An objection often raised against a market based environmental policy is that such markets do not exist.  The reason such markets do not exist is precisely because they have not been permitted to develop.  As the authors point out, when individuals face incentives to protect and realize the value of their property, tools to facilitate the demarcation and transfer of such property will evolve.  Since owners of private property find it in their self-interest to use means that help them establish control over their property, incentives are created for other agents to develop technology that would fulfill this demand.  Creative solutions are forthcoming when opportunities to market them profitably exist.

The authors are aware that the market solution still relies on the government to define and enforce property rights. [pg. 166] Nor do they claim that their proposals are a perfect solution.  “Property rights are costly to define and enforce, but these costs are a function of the value of the resource in question and the technology” [pg. 167] There is no reason to believe that a system of well-defined property rights will result in an “optimal” use of environmental resources by any or all standards.  That said, there is reason to believe that a structure which permits resource owners (not far-removed proxies) to make decisions based on their own values and market conditions would result in a more efficient use of resources than a system which does not have the benefit of the information conveyed by prices and knowledge of particular circumstances. It is by no means clear that politically appointed managers will be impartial or disinterested agents of society.  In fact, there is reason to believe that they would be very interested in promoting certain evaluations of the state of environmental resources, and the general concern for their future, if only to secure large, discretionary budgets for their departments.  At the other end of the spectrum, there is the concern that government appointed managers may be too disinterested, to the extent of being blind to theft of resources under their very noses.

Since we are dealing with issues that are still being debated in scientific circles, it is doubly difficult to judge, post-facto, whether the correct decision was made by an agent of the government or whether all relevant details were taken into consideration. Unless decision makers are faced with the consequences of their actions, i.e. only when they receive “negative feedback”, will they be prompted to take into consideration the effects of their actions.  Making sure that resource managers are also resource owners has been found to be the most effective way to promote the responsible use of all sorts of resources.  In the environmental sphere this can only be accomplished when specific resources are owned by individual entities.

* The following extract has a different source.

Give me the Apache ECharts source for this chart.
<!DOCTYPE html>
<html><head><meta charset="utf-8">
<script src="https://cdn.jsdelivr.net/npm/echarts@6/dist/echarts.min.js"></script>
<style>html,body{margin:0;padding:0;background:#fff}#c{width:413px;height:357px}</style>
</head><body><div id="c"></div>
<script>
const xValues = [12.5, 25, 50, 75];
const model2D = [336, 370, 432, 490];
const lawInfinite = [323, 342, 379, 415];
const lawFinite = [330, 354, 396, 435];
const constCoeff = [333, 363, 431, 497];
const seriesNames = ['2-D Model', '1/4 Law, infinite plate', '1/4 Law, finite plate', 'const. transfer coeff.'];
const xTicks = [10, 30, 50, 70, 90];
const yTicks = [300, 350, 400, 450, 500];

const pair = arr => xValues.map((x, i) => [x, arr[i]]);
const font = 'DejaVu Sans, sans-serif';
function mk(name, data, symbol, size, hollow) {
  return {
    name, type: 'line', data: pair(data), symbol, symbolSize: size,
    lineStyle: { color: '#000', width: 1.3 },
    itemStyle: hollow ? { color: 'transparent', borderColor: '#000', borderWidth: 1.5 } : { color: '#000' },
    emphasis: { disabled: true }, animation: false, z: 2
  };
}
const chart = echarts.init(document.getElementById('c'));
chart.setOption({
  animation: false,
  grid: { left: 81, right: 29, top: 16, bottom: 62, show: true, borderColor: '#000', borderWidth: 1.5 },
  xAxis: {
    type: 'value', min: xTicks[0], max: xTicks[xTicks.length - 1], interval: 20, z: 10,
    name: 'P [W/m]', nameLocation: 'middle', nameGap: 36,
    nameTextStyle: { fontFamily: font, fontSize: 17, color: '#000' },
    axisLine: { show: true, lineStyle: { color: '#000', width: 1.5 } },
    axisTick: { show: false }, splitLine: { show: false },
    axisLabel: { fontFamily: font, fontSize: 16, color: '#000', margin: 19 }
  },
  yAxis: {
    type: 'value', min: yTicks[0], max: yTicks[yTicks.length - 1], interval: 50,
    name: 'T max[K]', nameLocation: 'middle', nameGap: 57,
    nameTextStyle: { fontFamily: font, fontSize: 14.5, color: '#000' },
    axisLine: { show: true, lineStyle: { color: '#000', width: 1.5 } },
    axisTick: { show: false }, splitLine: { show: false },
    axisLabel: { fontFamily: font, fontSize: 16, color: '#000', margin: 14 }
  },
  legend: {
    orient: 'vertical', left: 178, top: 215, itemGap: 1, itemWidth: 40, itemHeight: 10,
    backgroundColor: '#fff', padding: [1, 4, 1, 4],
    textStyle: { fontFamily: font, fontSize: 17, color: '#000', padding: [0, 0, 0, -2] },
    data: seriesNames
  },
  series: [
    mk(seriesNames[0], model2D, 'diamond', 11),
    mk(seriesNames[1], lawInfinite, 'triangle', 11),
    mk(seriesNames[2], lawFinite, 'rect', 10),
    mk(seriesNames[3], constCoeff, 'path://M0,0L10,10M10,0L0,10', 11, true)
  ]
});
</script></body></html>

That government agencies are not always the best executors of “society’s wishes” has been demonstrated a number of times, and is in part caused by the nature of the political process.  That individuals or organizations are in a better position to exercise their property rights over resources, and put them to their most valued uses is also quite clear.  What the authors have shown is that common objections to privatizing natural resources are often based on unsound reasoning and a willing ignorance of history.  The position advanced by Anderson and Leal deserves to be examined more closely, and it is clear that market solutions are being applied in a variety of environments with remarkable success.  Perhaps the most telling ratification of this stance is made by conservation groups that decide to put their lands to a variety of uses. Conservation groups are willing to evaluate the various trade-offs to be made between preserving environmental conditions in the region and the broader scope for conservation afforded by putting environmental resources to commercial use when they own the resource in question.  They are less amenable to compromise when the resource is publicly owned.  The same applies to commercial operators harnessing the recreational value of a particular natural resource.